My standards are all showing at the expected Rt and with mass errors <2ppm. However, Skyline is also labeling other peaks between + - 2 to 9ppms. Is there any way to manually reduce the XIC mass windows, or set mass error thresholds to reduce the 'labeling clutter' in the chromatogram windows? Or do I just have to increase/fake the Resolving Power value on the Transition Settings pane.

Thanks again for you continuous support, Skyline rocks!

Alejandro

 
 
Brian Pratt responded:  2020-10-23

Hi Alejandro,

If you are confident in your chromatography you can set explicit RT and RT windows for each precursor in your imported transition list.

But yes, you may wish to adjust Skyline's resolving power first and see if that works for you - it's certainly the more convenient approach.

Thanks for using the Skyline support board,

Brian Pratt

 
alejandro.cohen responded:  2020-10-23

Thanks Brian for you quick response.

Would this be a good suggestion for developers to add to skyline: -User defined XIC mass windows?

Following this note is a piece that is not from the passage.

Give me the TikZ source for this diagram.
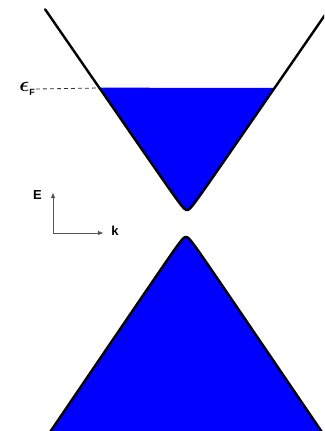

Although you can add the Resolving power of instrument, it is unclear how Skyline 'calculates' this window value (or at least now what that window is would be a good start). Having to 'tamper' the Resolving Power to remove those other peaks seems a little awkward and requires a 'test-and-see' which is time consuming.

The Explicit RT would work, albeit some risk in chromatgraphic drift.

Your thoughts?

Alex

 
Brian Pratt responded:  2020-10-23

Hi Alex,

Perhaps you could supply a screen shot of the issue you're experiencing?

The Transition Settings > Full Scan > MS1> Resolving power isn't an instrument setting, it's a chromatogram extraction filter setting that you can use to tune the automatic peak integration. It needn't match the machine setting, though that's probably a good place to start.

Can you elaborate on what you're thinking of for your new feature idea?

Also, have you had a look at the "Use high selectivity extraction" setting in the Transition Settings > Full Scan window?

Thanks

Brian

 
alejandro.cohen responded:  2020-10-23

Brian,

-"The Transition Settings > Full Scan > MS1> Resolving power isn't an instrument setting, it's a chromatogram extraction filter setting that you can use to tune the automatic peak integration. It needn't match the machine setting, though that's probably a good place to start."

  • I am aware of this. However, this should 'ideally' match your acquisition parameters I guess. It would be nice to know what is the XIC mass window (in ppms or Da) Skyline is using for the values used in this setting. Or alternatively, have a 'Manual Extraction Filter' where the user can choose/fix the mass window for the integration instead of entering a Resolving Power... I think I'm not very clear, or more likely, not understanding what boundaries skyline is using to integrate the peaks.

-"Also, have you had a look at the "Use high selectivity extraction" setting in the Transition Settings > Full Scan window?"
-Yes I have, and it is checked.

Regardless, I think we can close this thread now.... it seems that when initially I changed the MS Resolving power as you suggested, the changes were not applied directly at that moment (even after hitting Reintegrate option). I now just recently closed and reopened the files and those other background/baseline chromatographic peaks I mentioned earlier have disappeared :)

Nice weekend!

 
alejandro.cohen responded:  2020-10-23

Brian,

I think I have the answer from Brendan's reply in the thread entitled: "Precision of MS1-XICs" thread.

Skyline's algorithm is more complex than just integrating a fixed m/z window around a theoretical m/z value. I guess I underestimated the complexities under Skyline's hood.